This was among my first sculptures to survive my own criticism. Like much of my art, it seeks to find harmony between two disparate natures: the nature of mass and the nature of flight. The weight of the sculpture itself, and the chunk of the lower portion gives way to wing-like shapes. As I look at the sculpture, there is no question in my mind that it was heavily influenced by my time working with Richard Hunt. While Hunt’s obsession with wings and asymmetry are obvious; the expression in wood, with texture, tone and the sense of movement presented by the dye give a first sense of how my voice presents free-form in three dimensions.
Blinded by Science was the piece that really moved me into trying to communicate “the feeling of an idea.” Often when I’m painting, it just starts out as color and form. Then one piece will take the lead in unveiling what the lot is all about. This particular piece moved ahead way faster than its peers, and the title came to me shortly before completion. So apparently, this is what it feels like to be “blinded by science.”
This sculpture developed as a truly open sense of play. I had these old garden spikes laying around from the previous homeowner. It was around Christmas and I had heard “Dance of the Sugarplum Fairies” just before working in the studio. I saw these huge spikes laying on my workbench, and I thought to myself, “What would it look like if these big spikes were all dancing around to Tchaikovsky?” Now we all know the answer...at least for one moment frozen in time.

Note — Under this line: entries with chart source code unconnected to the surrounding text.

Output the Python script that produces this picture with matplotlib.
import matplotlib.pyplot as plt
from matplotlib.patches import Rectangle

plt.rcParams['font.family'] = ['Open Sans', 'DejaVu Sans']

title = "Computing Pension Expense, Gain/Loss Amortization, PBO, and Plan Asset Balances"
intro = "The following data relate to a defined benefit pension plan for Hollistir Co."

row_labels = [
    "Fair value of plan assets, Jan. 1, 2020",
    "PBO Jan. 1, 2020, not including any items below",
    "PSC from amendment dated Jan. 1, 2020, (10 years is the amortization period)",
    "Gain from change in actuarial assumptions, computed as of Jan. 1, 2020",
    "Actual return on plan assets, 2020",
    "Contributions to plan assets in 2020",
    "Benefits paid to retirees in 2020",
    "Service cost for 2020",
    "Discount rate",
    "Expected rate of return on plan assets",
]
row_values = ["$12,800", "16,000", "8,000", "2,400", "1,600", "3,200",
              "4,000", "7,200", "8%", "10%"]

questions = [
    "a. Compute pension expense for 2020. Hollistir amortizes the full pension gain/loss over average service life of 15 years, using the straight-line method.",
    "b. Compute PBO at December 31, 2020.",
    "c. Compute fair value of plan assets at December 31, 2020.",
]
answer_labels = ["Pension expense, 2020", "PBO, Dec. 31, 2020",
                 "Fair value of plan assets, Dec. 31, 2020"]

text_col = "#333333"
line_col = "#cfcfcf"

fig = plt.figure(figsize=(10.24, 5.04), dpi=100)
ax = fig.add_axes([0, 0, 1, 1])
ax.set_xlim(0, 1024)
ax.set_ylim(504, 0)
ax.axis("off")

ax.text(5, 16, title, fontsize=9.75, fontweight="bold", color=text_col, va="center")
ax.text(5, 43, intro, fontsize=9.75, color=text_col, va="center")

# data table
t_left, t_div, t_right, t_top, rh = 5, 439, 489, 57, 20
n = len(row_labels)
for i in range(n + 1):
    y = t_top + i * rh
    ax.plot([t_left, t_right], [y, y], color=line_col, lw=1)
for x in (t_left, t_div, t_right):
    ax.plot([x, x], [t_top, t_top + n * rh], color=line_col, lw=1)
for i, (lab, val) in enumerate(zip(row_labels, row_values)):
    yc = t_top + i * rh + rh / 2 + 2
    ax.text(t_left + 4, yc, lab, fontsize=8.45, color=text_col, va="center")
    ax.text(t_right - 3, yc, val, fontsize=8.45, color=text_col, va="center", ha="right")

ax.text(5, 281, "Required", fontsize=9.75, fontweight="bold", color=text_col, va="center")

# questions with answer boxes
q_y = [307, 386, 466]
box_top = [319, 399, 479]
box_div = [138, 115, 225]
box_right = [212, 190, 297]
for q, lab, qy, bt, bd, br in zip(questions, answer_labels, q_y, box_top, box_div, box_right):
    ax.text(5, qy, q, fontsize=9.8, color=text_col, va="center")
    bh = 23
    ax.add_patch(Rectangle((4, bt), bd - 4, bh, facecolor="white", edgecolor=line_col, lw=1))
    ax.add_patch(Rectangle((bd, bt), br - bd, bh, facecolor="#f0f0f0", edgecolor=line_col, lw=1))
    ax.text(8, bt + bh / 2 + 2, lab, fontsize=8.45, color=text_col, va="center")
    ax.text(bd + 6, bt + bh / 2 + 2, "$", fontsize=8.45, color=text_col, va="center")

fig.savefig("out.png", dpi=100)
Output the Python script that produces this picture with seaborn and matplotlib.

Psychologists talk about “defense mechanisms” in regards to the way we protect ourselves, our feelings, and our vulnerabilities. While our responses to protecting ourselves may take a myriad of different forms; I believe the feeling of needing to protect ourselves is universal. This sculpture attempts to search for that core feeling of needing to protect ourselves. The sculpture itself is heavily influenced by the spiritual recognition that what we are usually protecting is nothing at all as the major shape wraps around a hollow space.
Among the major themes that I express through painting is “Dream States.” This painting attempts to present various facets of engineering: mathematics and machine parts, in a fanciful way with dream-like overtones. It is one of my very early paintings on panel, and I’ve always enjoyed it. As an early effort towards presenting the dream-state with hazy effects and colors mixing in situ; it really captured the effect I was looking for!
Moment of Inspiration (Blue) & Nature of Choice (Red)
These works were early experiments in conveying simple ideas in shape and color. While they are still abstract and seek to supply a perspective of “How that idea feels,” I say to myself, “What does the moment of inspiration feel like?” “What does the nature of choice feel like?” Then I just sort of let it do it’s thing: mixing paints, laying out basic shapes and blocking out space. I start to see something in the work. I get a flash or a picture in my head of what it is becoming. Then I step back and consider, evaluate, detail. Then I sign it, and I pray that it provides some value and adds lasting meaning to my existence on this plane.
Sometimes I finish a painting, and I look at it and I say, “what the f*#% is that?!” Then after a deep breath, I might look again and say, “I really like it, though.” This is one of those paintings. Makes me imagine a flower on some alien world. Anything can happen in the art studio.
This sculpture was born from a time of great betrayal in my life. Something inside me at the time remembered the fate of Julius Caesar, and I thought of the nature of humanity, the emotions that come from controversy, and how people respond. I worked through each of the characters...considering the feelings in response. What are they saying, thinking, feeling in this moment. What is the place of the individual and the collective. Pushing others to do a horrible thing, resistance of conscience. Each character has something happening that is part of a greater set of truths about how we are as humans.